Step 2: Create the Azure Search Index Pipeline

  1. In Azure portal, add an Azure Search service:

2. Import Data into Azure Search

Once your search service completes, import data into the Azure Search by selecting the import button:

Import Data

3. Connect Your Pipeline to a Data Source

In this step, point your pipeline to the blog posts that were uploaded to blob storage:

4. Incorporate Azure Cognitive Skills into the Pipeline

In Azure Portal, create an Azure Cognitive Service:

Create Cognitive Service

Next, attach Cognitive Services to the Azure Search service:

Attach Cognitive Services

Once the Cognitive Services is attached, add enrichment skills. This is where the special sauce of the Azure Cognitive skills kick in and extract that from each of the documents:

Add Cognitive Service Enrichment Skills

5. Setup Azure Search Index

In this step, we are creating a schema of fields that will be indexed in Azure Search:

Azure Search Index Schema Definition

In this case, we can see the fields that are added to the schema as a result of applying the Cognitive Services. This is where the special sauce kicks in. We get insights into each of our documents based on the Azure Cognitive Services skills. For example, the Language field will store the results of the Detect Language cognitive skill. Similarly, the People field will store the results of the extracting people names from the blog documents. In essence, we are enriching our search index with data derived by applying Azure Cognitive AI skills.

6. Configure the Indexer

In this step we basically configure how often our Azure Search Index is updated:

Configure Indexer

Once the index is complete, we can then query our index using the api to extract documents that meet the relevant criteria.

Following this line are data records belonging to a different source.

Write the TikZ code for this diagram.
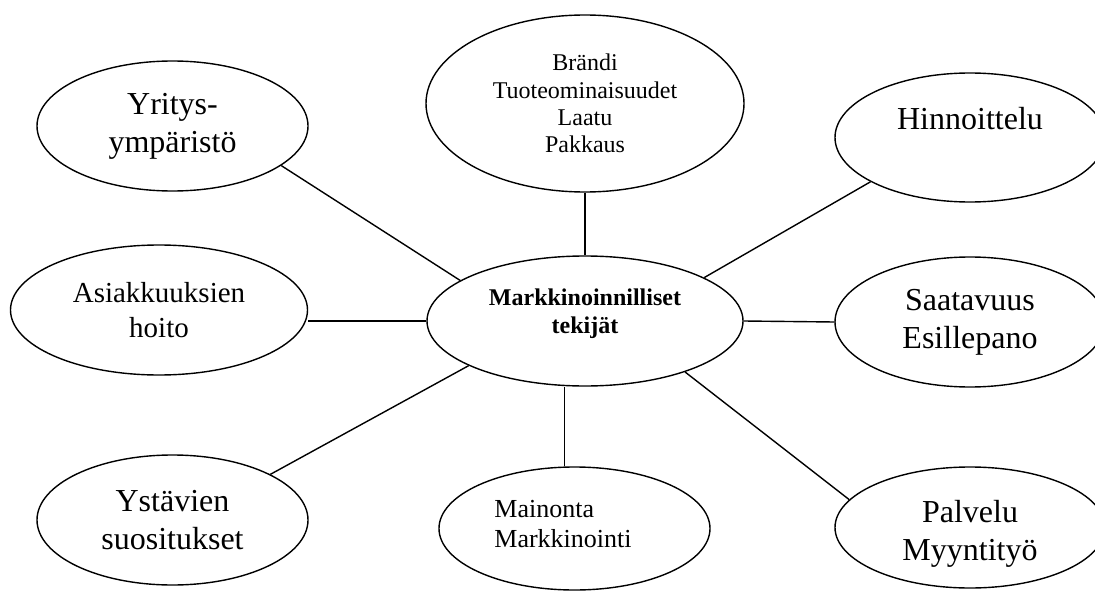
\documentclass[tikz,border=0pt]{standalone}
\usepackage{fontspec}
\setmainfont{Liberation Serif}
\usepackage{tikz}
\usetikzlibrary{shapes.geometric}

\begin{document}
\begin{tikzpicture}[x=1pt, y=-1pt,
  oval/.style={draw, ellipse, line width=1.4pt, inner sep=0pt},
  big/.style={font=\fontsize{32}{38}\selectfont, align=center},
  small/.style={font=\fontsize{24}{27.3}\selectfont, align=center},
  link/.style={line width=1.4pt}
]
  \clip (0,0) rectangle (1095,591);

  % middle
  \node[oval, minimum width=316pt, minimum height=130pt,
        label={[font=\fontsize{24}{28}\selectfont\bfseries, align=center, yshift=7.5pt]center:Markkinoinnilliset\\tekijät}]
        (keski) at (585,321) {};

  % left column
  \node[oval, minimum width=271pt, minimum height=130pt,
        label={[big]center:Yritys-\\ympäristö}] (yritys) at (172.5,126) {};
  \node[oval, minimum width=297pt, minimum height=130pt,
        label={[big, font=\fontsize{29}{35}\selectfont]center:Asiakkuuksien\\hoito}] (asiak) at (159,310) {};
  \node[oval, minimum width=271pt, minimum height=130pt,
        label={[big]center:Ystävien\\suositukset}] (ystavat) at (172.5,520) {};

  % top and bottom
  \node[oval, minimum width=318pt, minimum height=177pt,
        label={[small]center:Brändi\\Tuoteominaisuudet\\Laatu\\Pakkaus}] (brandi) at (585,103.5) {};
  \node[oval, minimum width=271pt, minimum height=123pt,
        label={[font=\fontsize{26}{30}\selectfont, align=left, xshift=-11.5pt, yshift=4.5pt]center:Mainonta\\Markkinointi}]
        (mainos) at (574.5,528.5) {};

  % right column
  \node[oval, minimum width=270pt, minimum height=129pt,
        label={[big, yshift=18.5pt]center:Hinnoittelu}] (hinta) at (970,137.5) {};
  \node[oval, minimum width=270pt, minimum height=130pt,
        label={[big]center:Saatavuus\\Esillepano}] (saat) at (970,322) {};
  \node[oval, minimum width=270pt, minimum height=121pt,
        label={[big, yshift=-6pt]center:Palvelu\\Myyntityö}] (palvelu) at (970,527.5) {};

  % spokes
  \draw[link] (yritys.-20) -- (keski.162);
  \draw[link] (brandi.south) -- (keski.north);
  \draw[link] (hinta.204) -- (keski.20);
  \draw[link] (keski.west) -- (keski.west -| asiak.east);
  \draw[link] (keski.east) -- (saat.west);
  \draw[link] (ystavat.25) -- (keski.201);
  \draw[link] (mainos.99) -- (mainos.99 |- keski.south);
  \draw[link] (palvelu.167) -- (keski.-27);
\end{tikzpicture}
\end{document}
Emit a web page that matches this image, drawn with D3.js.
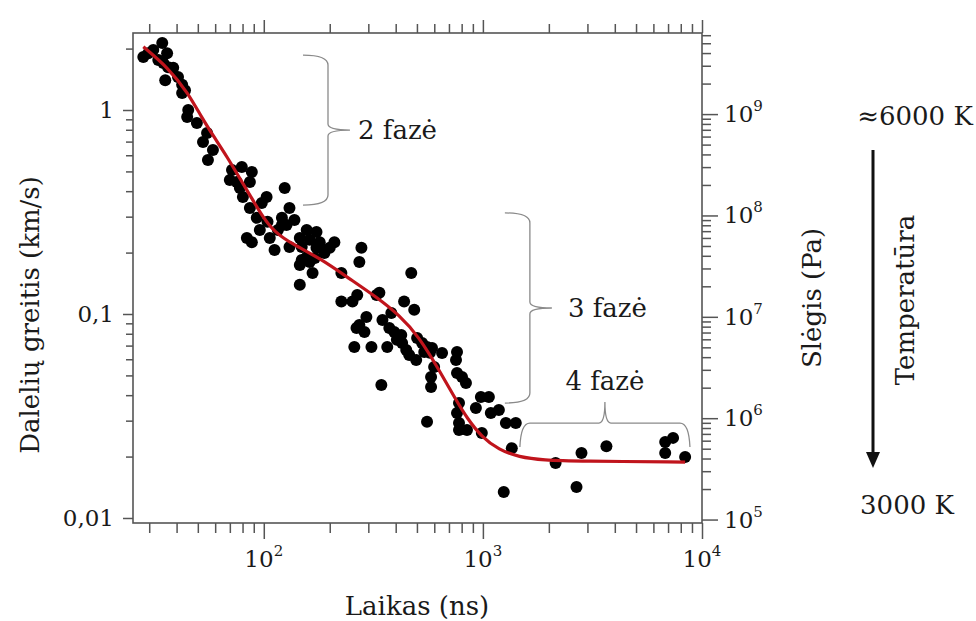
<!DOCTYPE html>
<html>
<head>
<meta charset="utf-8">
<script src="https://cdn.jsdelivr.net/npm/d3@7"></script>
<style>
  body { margin: 0; background: #fff; }
  svg { display: block; }
  text { font-family: "DejaVu Serif", serif; fill: #1a1a1a; }
</style>
</head>
<body>
<svg width="976" height="621"></svg>
<script>
// measured points: time (ns) and particle speed (km/s)
var timeNs = [28.2,29.7,31.3,34.4,33.0,36.2,34.8,36.6,38.6,35.5,
  40.6,42.4,43.7,42.4,45.2,44.7,49.5,55.1,52.8,58.6,
  55.6,71.6,79.4,88.2,70.0,86.4,77.8,80.3,124.6,103,
  97.9,86.4,131,92.9,104,121,138,127,95.9,116,
  83.7,88.2,106.5,146,157,174,162,180,210,131,
  149,112,174,200,189,157,171,279,149,146,
  162,167,273,226,146,267,254,226,327,471,
  337,437,486,382,294,348,273,265,288,374,
  394,424,501,259,310,366,428,447,528,556,
  586,540,461,496,651,762,754,599,580,580,
  762,803,837,344,778,979,1065,929,1087,1183,
  762,778,556,1273,1413,778,846,989,1355,2147,
  2818,3662,1245,2675,6792,7380,6792,8375,75.3,121,
  180,405,573];
var speed = [1.82,1.90,1.97,2.13,1.76,1.90,1.70,1.62,1.61,1.40,
  1.45,1.33,1.25,1.21,1.00,0.924,0.864,0.771,0.697,0.637,
  0.569,0.508,0.526,0.497,0.454,0.444,0.415,0.375,0.415,0.375,
  0.350,0.331,0.331,0.296,0.283,0.296,0.289,0.273,0.258,0.258,
  0.236,0.225,0.236,0.236,0.258,0.252,0.231,0.225,0.225,0.213,
  0.213,0.206,0.211,0.211,0.199,0.190,0.188,0.211,0.184,0.174,
  0.180,0.159,0.180,0.159,0.139,0.124,0.115,0.115,0.124,0.159,
  0.127,0.115,0.105,0.101,0.0967,0.0935,0.0883,0.0854,0.0816,0.0854,
  0.0816,0.0789,0.0763,0.0689,0.0689,0.0689,0.0721,0.0666,0.0721,0.0689,
  0.0681,0.0651,0.063,0.0595,0.0644,0.0651,0.0595,0.055,0.0491,0.0439,
  0.0514,0.0491,0.0459,0.0449,0.0366,0.0392,0.0392,0.0346,0.0327,0.0338,
  0.0327,0.0292,0.0296,0.0292,0.0292,0.027,0.027,0.0261,0.0220,0.0186,
  0.0208,0.0225,0.0134,0.0142,0.0236,0.0247,0.0208,0.0199,0.444,0.273,
  0.213,0.0747,0.0645];

// fitted red curve
var fitT = [28.2,36.6,45.2,52.2,59.7,68.5,76.1,86.4,98.9,112,135,180,246,327,415,512,631,754,846,989,1183,1458,1892,2730,8375];
var fitV = [2.04,1.61,1.21,0.914,0.729,0.582,0.480,0.383,0.299,0.252,0.220,0.188,0.149,0.121,0.0989,0.0771,0.0531,0.0379,0.0309,0.0249,0.0216,0.0199,0.0192,0.0190,0.0188];

// ticks
var xMajor = [100, 1000, 10000];
var xMinor = [30,40,50,60,70,80,90,200,300,400,500,600,700,800,900,2000,3000,4000,5000,6000,7000,8000,9000];
var vMajor = [0.01, 0.1, 1];
var vMinor = [0.02,0.03,0.04,0.05,0.06,0.07,0.08,0.09,0.2,0.3,0.4,0.5,0.6,0.7,0.8,0.9,2];
var pMajor = [1e5, 1e6, 1e7, 1e8, 1e9];
var pMinor = [2e5,3e5,4e5,5e5,6e5,7e5,8e5,9e5,2e6,3e6,4e6,5e6,6e6,7e6,8e6,9e6,
  2e7,3e7,4e7,5e7,6e7,7e7,8e7,9e7,2e8,3e8,4e8,5e8,6e8,7e8,8e8,9e8,2e9,3e9,4e9,5e9,6e9];

// phase annotations
var phaseLabels = ["2 fazė", "3 fazė", "4 fazė"];
var braceT = [151, 1260];          // vertical braces: time of the open side
var braceTop = [1.86, 0.313];
var braceBottom = [0.342, 0.0366];
var flatBrace = [1475, 8810, 0.0292]; // horizontal brace: t0, t1, speed

var svg = d3.select("svg");
var plotL = 133, plotR = 702, plotT = 33, plotB = 523;

var x = d3.scaleLog().domain([25.3, 1e4]).range([plotL, plotR]);
var y = d3.scaleLog().domain([0.00945, 2.385]).range([plotB, plotT]);
var yP = d3.scaleLog().domain([Math.pow(10, 4.966), Math.pow(10, 9.80)]).range([plotB, plotT]);

var comma = d3.formatLocale({decimal: ",", thousands: " ", grouping: [3], currency: ["", ""]}).format("~g");

function ticks(axis, values, size, tr) {
  svg.append("g").attr("transform", tr)
    .call(axis.tickValues(values).tickSize(size).tickSizeOuter(0).tickFormat(""))
    .call(function(g) {
      g.select(".domain").remove();
      g.selectAll("line").attr("stroke", "#555").attr("stroke-width", 1.5);
    });
}

ticks(d3.axisBottom(x), xMinor, 10, "translate(0," + plotB + ")");
ticks(d3.axisBottom(x), xMajor, 16, "translate(0," + plotB + ")");
ticks(d3.axisTop(x), xMinor, 9, "translate(0," + plotT + ")");
ticks(d3.axisTop(x), xMajor, 13, "translate(0," + plotT + ")");
ticks(d3.axisLeft(y), vMinor, 7, "translate(" + plotL + ",0)");
ticks(d3.axisLeft(y), vMajor, 10, "translate(" + plotL + ",0)");
ticks(d3.axisRight(yP), pMinor, 9, "translate(" + plotR + ",0)");
ticks(d3.axisRight(yP), pMajor, 16, "translate(" + plotR + ",0)");

svg.append("rect").attr("x", plotL).attr("y", plotT)
  .attr("width", plotR - plotL).attr("height", plotB - plotT)
  .attr("fill", "none").attr("stroke", "#555").attr("stroke-width", 1.6);

// tick labels
function powLabel(sel) {
  sel.append("tspan").text("10");
  sel.append("tspan").attr("dy", -11).attr("font-size", 15).text(function(d) { return Math.round(Math.log10(d)); });
}
svg.append("g").selectAll("text").data(xMajor).join("text")
  .attr("x", function(d) { return x(d); }).attr("y", 567)
  .attr("text-anchor", "middle").attr("font-size", 23).call(powLabel);
svg.append("g").selectAll("text").data(pMajor).join("text")
  .attr("x", plotR + 22).attr("y", function(d) { return yP(d) + 8; })
  .attr("font-size", 23).call(powLabel);
svg.append("g").selectAll("text").data(vMajor).join("text")
  .attr("x", plotL - 19).attr("y", function(d) { return y(d) + 8; })
  .attr("text-anchor", "end").attr("font-size", 23).text(comma);

// dots
svg.append("g").selectAll("circle").data(timeNs).join("circle")
  .attr("cx", function(d) { return x(d); })
  .attr("cy", function(d, i) { return y(speed[i]); })
  .attr("r", 6).attr("fill", "#000");

// fit
var line = d3.line()
  .x(function(d) { return x(d); })
  .y(function(d, i) { return y(fitV[i]); })
  .curve(d3.curveBasis);
svg.append("path").attr("d", line(fitT))
  .attr("fill", "none").attr("stroke", "#c0141c").attr("stroke-width", 3.2);

// braces
braceT.forEach(function(t, i) {
  var x0 = x(t), xs = x0 + 25, xt = x0 + 47;
  var y0 = y(braceTop[i]), y1 = y(braceBottom[i]), ym = (y0 + y1) / 2;
  var p = d3.path();
  p.moveTo(x0, y0);
  p.quadraticCurveTo(xs, y0, xs, y0 + 10);
  p.lineTo(xs, ym - 6);
  p.quadraticCurveTo(xs, ym, xt, ym);
  p.quadraticCurveTo(xs, ym, xs, ym + 6);
  p.lineTo(xs, y1 - 10);
  p.quadraticCurveTo(xs, y1, x0, y1);
  svg.append("path").attr("d", p.toString())
    .attr("fill", "none").attr("stroke", "#8a8a8a").attr("stroke-width", 1.3);
  svg.append("text").attr("x", xt + (i === 0 ? 8 : 16)).attr("y", ym + 9)
    .attr("font-size", 26).text(phaseLabels[i]);
});

(function() {
  var x0 = x(flatBrace[0]), x1 = x(flatBrace[1]), xm = (x0 + x1) / 2;
  var ys = y(flatBrace[2]), ye = ys + 24, yt = ys - 21;
  var p = d3.path();
  p.moveTo(x0, ye);
  p.quadraticCurveTo(x0 + 1, ys, x0 + 10, ys);
  p.lineTo(xm - 6, ys);
  p.quadraticCurveTo(xm, ys, xm, yt);
  p.quadraticCurveTo(xm, ys, xm + 6, ys);
  p.lineTo(x1 - 10, ys);
  p.quadraticCurveTo(x1 - 1, ys, x1, ye);
  svg.append("path").attr("d", p.toString())
    .attr("fill", "none").attr("stroke", "#8a8a8a").attr("stroke-width", 1.3);
  svg.append("text").attr("x", xm).attr("y", yt - 12)
    .attr("text-anchor", "middle").attr("font-size", 26).text(phaseLabels[2]);
})();

// titles
svg.append("text").attr("x", 417).attr("y", 615).attr("text-anchor", "middle")
  .attr("font-size", 26).text("Laikas (ns)");
svg.append("text").attr("transform", "translate(39,315) rotate(-90)")
  .attr("text-anchor", "middle").attr("font-size", 26).text("Dalelių greitis (km/s)");
svg.append("text").attr("transform", "translate(821,298) rotate(-90)")
  .attr("text-anchor", "middle").attr("font-size", 26).text("Slėgis (Pa)");
svg.append("text").attr("transform", "translate(914,300) rotate(-90)")
  .attr("text-anchor", "middle").attr("font-size", 26).text("Temperatūra");
svg.append("text").attr("x", 915).attr("y", 125).attr("text-anchor", "middle")
  .attr("font-size", 26).text("≈6000 K");
svg.append("text").attr("x", 907).attr("y", 514).attr("text-anchor", "middle")
  .attr("font-size", 26).text("3000 K");

// temperature arrow
svg.append("line").attr("x1", 873).attr("y1", 150).attr("x2", 873).attr("y2", 455)
  .attr("stroke", "#111").attr("stroke-width", 3);
svg.append("path").attr("d", d3.line()([[866, 452], [880, 452], [873, 468]]))
  .attr("fill", "#111");
</script>
</body>
</html>
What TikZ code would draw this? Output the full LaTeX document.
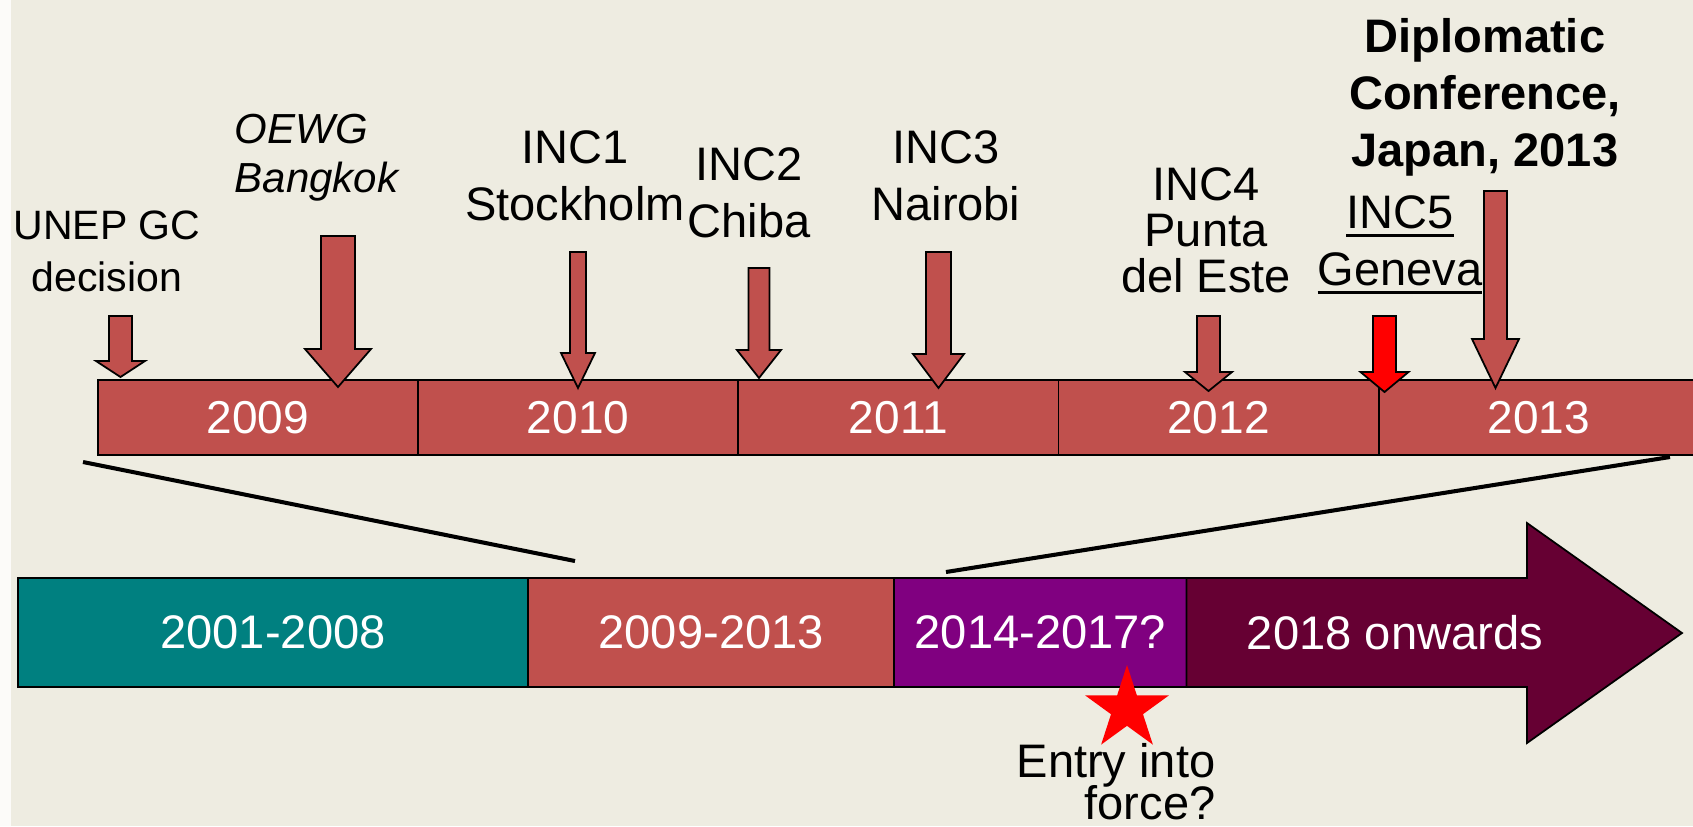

7. Search the Azure Search Index

Now that we have enriched our Azure Search service with an index, we can query that index however we see fit. We can do this using a rest API but for purposes of showing results, I am just going to use the search explorer. The Azure Search service has a rich restful api that allows for accessing the data. I am not going into details of that but rather just showing a few examples.

Given that I had 20K blog posts, finding the relevant blogs based on some criteria could be time consuming. Now that they have been indexed, I can start to search these blogs for information in a more intelligent and efficient manner. For example, lets say I want to get a list of the blogs that mention the NFL in the organization field. As a reminder, the organization field was enriched in our index by applying the entity recognition Cognitive Services skill set. Lets run that query:

Searching Index for Blogs that have NFL in the Organization Field

We can see our restful query that will search the index of all blog documents that have the “NFL” as a value in the organization field. The result is 72 blogs. Also note the search score, which is an indicator of how relevant each blog is to the term “NFL” in the organization field.

Lets look at another example. Lets search for any blog entries that have the term “weather” as a key phrase.

Search for “weather” key phrase

Our result is 1,699 blog entries, along with a pointer to where they reside in blob storage.

So What Did We Find?

In this article, we saw how we could leverage existing services in Azure to enrich an Azure Search Index by applying Azure Cognitive Skills. We described the analogy of the mobile phone and how the phone aggregated a host of existing technologies to create a new solution. Similarly in Azure, we can assemble a series of services to create new solutions. In this specific case, we assembled a collection of cloud services, namely Azure Blob Storage, Azure Search Services, and Azure Cognitive Services, which leverage intelligent AI algorithms. And, we produced a searchable repository of our blog articles with minimal effort.